=== Data provided ===

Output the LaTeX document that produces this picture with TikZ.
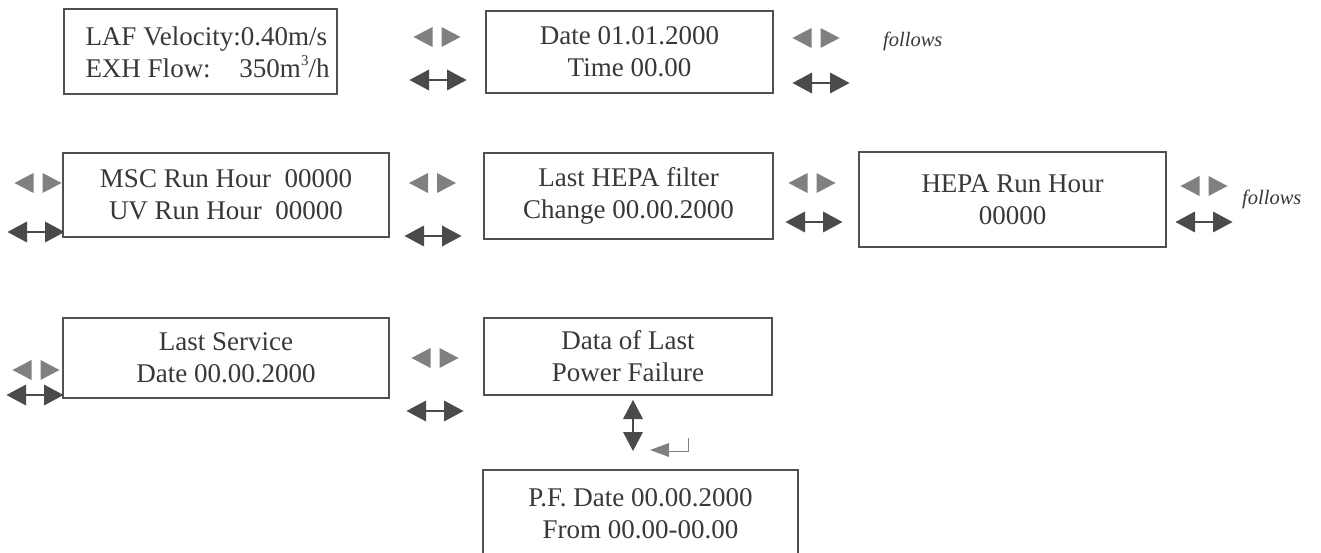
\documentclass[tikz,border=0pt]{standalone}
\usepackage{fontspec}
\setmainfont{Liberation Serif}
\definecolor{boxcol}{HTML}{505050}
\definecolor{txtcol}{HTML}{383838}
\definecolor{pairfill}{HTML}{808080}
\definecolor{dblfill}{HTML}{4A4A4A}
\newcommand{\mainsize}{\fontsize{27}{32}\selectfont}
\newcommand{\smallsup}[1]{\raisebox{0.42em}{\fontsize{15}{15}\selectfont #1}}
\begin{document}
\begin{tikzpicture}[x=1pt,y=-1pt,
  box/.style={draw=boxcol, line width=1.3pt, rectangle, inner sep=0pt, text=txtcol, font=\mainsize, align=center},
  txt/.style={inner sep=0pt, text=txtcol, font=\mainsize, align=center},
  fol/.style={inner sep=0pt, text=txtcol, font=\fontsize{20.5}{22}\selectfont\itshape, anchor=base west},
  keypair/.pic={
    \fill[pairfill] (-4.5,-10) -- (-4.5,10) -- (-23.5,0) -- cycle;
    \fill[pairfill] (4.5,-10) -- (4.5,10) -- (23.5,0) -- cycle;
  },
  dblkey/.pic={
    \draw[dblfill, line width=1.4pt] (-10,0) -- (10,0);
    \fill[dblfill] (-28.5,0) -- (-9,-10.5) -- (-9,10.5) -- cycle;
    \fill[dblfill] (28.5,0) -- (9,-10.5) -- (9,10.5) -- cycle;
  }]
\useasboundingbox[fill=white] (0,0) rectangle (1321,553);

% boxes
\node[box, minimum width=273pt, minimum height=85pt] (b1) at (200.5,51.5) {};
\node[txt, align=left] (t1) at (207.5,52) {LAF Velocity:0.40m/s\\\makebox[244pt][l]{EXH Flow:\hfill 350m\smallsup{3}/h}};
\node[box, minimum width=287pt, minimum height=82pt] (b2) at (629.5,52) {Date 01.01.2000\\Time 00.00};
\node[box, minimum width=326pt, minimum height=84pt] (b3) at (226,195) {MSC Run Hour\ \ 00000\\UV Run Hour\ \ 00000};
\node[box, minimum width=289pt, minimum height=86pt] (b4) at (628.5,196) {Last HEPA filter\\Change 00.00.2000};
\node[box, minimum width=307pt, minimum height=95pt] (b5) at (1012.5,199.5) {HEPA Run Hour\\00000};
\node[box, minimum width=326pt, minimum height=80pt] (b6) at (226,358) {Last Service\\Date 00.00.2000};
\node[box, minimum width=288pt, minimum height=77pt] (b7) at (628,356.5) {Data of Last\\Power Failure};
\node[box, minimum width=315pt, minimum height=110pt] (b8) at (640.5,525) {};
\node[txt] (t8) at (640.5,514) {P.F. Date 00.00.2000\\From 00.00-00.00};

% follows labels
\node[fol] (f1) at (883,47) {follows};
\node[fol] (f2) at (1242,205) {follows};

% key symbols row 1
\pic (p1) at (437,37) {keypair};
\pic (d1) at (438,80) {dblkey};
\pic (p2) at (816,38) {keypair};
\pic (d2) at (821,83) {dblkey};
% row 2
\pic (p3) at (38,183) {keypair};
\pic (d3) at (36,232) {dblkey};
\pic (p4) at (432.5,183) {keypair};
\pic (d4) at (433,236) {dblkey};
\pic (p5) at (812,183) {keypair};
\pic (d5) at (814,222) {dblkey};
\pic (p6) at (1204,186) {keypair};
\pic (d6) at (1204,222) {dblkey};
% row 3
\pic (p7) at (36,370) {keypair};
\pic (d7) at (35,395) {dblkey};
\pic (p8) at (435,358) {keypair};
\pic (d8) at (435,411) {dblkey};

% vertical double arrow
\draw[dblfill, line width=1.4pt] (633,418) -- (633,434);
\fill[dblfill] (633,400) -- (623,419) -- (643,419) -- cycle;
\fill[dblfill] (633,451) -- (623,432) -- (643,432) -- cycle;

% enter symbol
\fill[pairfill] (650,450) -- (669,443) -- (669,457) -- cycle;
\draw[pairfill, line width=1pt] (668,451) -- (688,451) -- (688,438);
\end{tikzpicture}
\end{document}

=== Direction ===
What is needed is an exact reproduction of the data, pictures excluded.

=== Written solution ===
Output the LaTeX document that produces this picture with TikZ.
\documentclass[tikz,border=0pt]{standalone}
\usepackage{fontspec}
\setmainfont{Liberation Serif}
\definecolor{boxcol}{HTML}{505050}
\definecolor{txtcol}{HTML}{383838}
\definecolor{pairfill}{HTML}{808080}
\definecolor{dblfill}{HTML}{4A4A4A}
\newcommand{\mainsize}{\fontsize{27}{32}\selectfont}
\newcommand{\smallsup}[1]{\raisebox{0.42em}{\fontsize{15}{15}\selectfont #1}}
\begin{document}
\begin{tikzpicture}[x=1pt,y=-1pt,
  box/.style={draw=boxcol, line width=1.3pt, rectangle, inner sep=0pt, text=txtcol, font=\mainsize, align=center},
  txt/.style={inner sep=0pt, text=txtcol, font=\mainsize, align=center},
  fol/.style={inner sep=0pt, text=txtcol, font=\fontsize{20.5}{22}\selectfont\itshape, anchor=base west},
  keypair/.pic={
    \fill[pairfill] (-4.5,-10) -- (-4.5,10) -- (-23.5,0) -- cycle;
    \fill[pairfill] (4.5,-10) -- (4.5,10) -- (23.5,0) -- cycle;
  },
  dblkey/.pic={
    \draw[dblfill, line width=1.4pt] (-10,0) -- (10,0);
    \fill[dblfill] (-28.5,0) -- (-9,-10.5) -- (-9,10.5) -- cycle;
    \fill[dblfill] (28.5,0) -- (9,-10.5) -- (9,10.5) -- cycle;
  }]
\useasboundingbox[fill=white] (0,0) rectangle (1321,553);

% boxes
\node[box, minimum width=273pt, minimum height=85pt] (b1) at (200.5,51.5) {};
\node[txt, align=left] (t1) at (207.5,52) {LAF Velocity:0.40m/s\\\makebox[244pt][l]{EXH Flow:\hfill 350m\smallsup{3}/h}};
\node[box, minimum width=287pt, minimum height=82pt] (b2) at (629.5,52) {Date 01.01.2000\\Time 00.00};
\node[box, minimum width=326pt, minimum height=84pt] (b3) at (226,195) {MSC Run Hour\ \ 00000\\UV Run Hour\ \ 00000};
\node[box, minimum width=289pt, minimum height=86pt] (b4) at (628.5,196) {Last HEPA filter\\Change 00.00.2000};
\node[box, minimum width=307pt, minimum height=95pt] (b5) at (1012.5,199.5) {HEPA Run Hour\\00000};
\node[box, minimum width=326pt, minimum height=80pt] (b6) at (226,358) {Last Service\\Date 00.00.2000};
\node[box, minimum width=288pt, minimum height=77pt] (b7) at (628,356.5) {Data of Last\\Power Failure};
\node[box, minimum width=315pt, minimum height=110pt] (b8) at (640.5,525) {};
\node[txt] (t8) at (640.5,514) {P.F. Date 00.00.2000\\From 00.00-00.00};

% follows labels
\node[fol] (f1) at (883,47) {follows};
\node[fol] (f2) at (1242,205) {follows};

% key symbols row 1
\pic (p1) at (437,37) {keypair};
\pic (d1) at (438,80) {dblkey};
\pic (p2) at (816,38) {keypair};
\pic (d2) at (821,83) {dblkey};
% row 2
\pic (p3) at (38,183) {keypair};
\pic (d3) at (36,232) {dblkey};
\pic (p4) at (432.5,183) {keypair};
\pic (d4) at (433,236) {dblkey};
\pic (p5) at (812,183) {keypair};
\pic (d5) at (814,222) {dblkey};
\pic (p6) at (1204,186) {keypair};
\pic (d6) at (1204,222) {dblkey};
% row 3
\pic (p7) at (36,370) {keypair};
\pic (d7) at (35,395) {dblkey};
\pic (p8) at (435,358) {keypair};
\pic (d8) at (435,411) {dblkey};

% vertical double arrow
\draw[dblfill, line width=1.4pt] (633,418) -- (633,434);
\fill[dblfill] (633,400) -- (623,419) -- (643,419) -- cycle;
\fill[dblfill] (633,451) -- (623,432) -- (643,432) -- cycle;

% enter symbol
\fill[pairfill] (650,450) -- (669,443) -- (669,457) -- cycle;
\draw[pairfill, line width=1pt] (668,451) -- (688,451) -- (688,438);
\end{tikzpicture}
\end{document}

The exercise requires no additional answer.